AA Edit | Ela's pioneering fight
What Bhatt did was to teach very early the importance of girls' education and a path to basic financial independence.
There is a huge informal work force of several million women in India who owe a deep debt to Ela Bhatt. The rich encomiums that flowed in the wake of her death at the age of 89 are an acknowledgment of the concept she pursued decades ago towards empowerment of women while leading her spartan life in the Gandhian way. She opened a path to women who were either in distress or bold enough to seek self-employment while still handling back-breaking housework and keeping the family glued together.

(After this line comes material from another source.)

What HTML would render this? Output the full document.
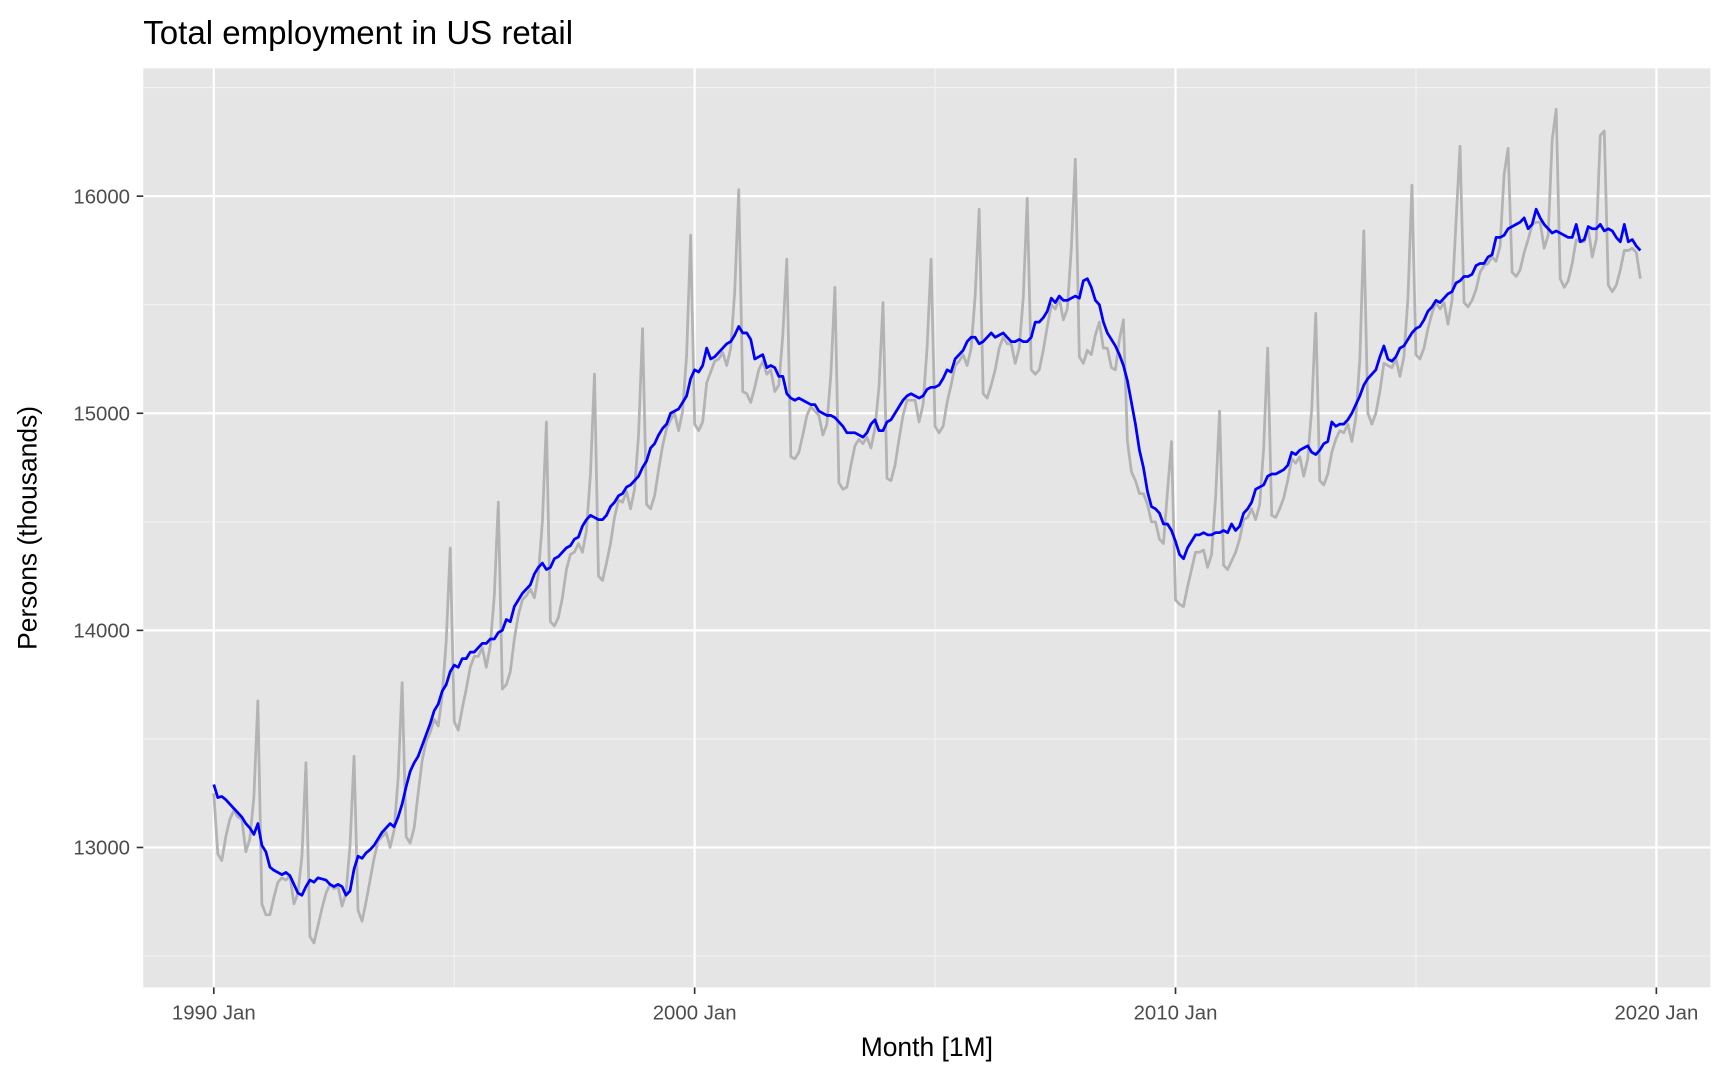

Bhatt’s early acolytes in the movement she started in 1972 may not have gone on to head industries that command billions of rupees in revenues as a few women have in the modern age. In fact, this may be a country which had the world’s second woman Prime Minister in Mrs Indira Gandhi after Sirimavo Bandaranayake of Sri Lanka had broken the glass ceiling in politics. But tending to millions of women needed a vision to empower them by showing a path to financial independence. This is where Bhatt shone most in pioneering the concept of microfinance way ahead of its time and bringing to Indian womanhood opportunities to earn a living.
The country is home today to many high achievers who have competed on an equal footing with men and won laurels in business and management. But the same cannot be said yet of equal opportunity without sex discrimination at every level of enterprise. What Bhatt did was to teach very early the importance of girls’ education and a path to basic financial independence. She won many awards and the admiration of the likes of the United States’ then first couple in the Clintons, but it is her actions empowering the disadvantaged and women in distress that will remain etched in history.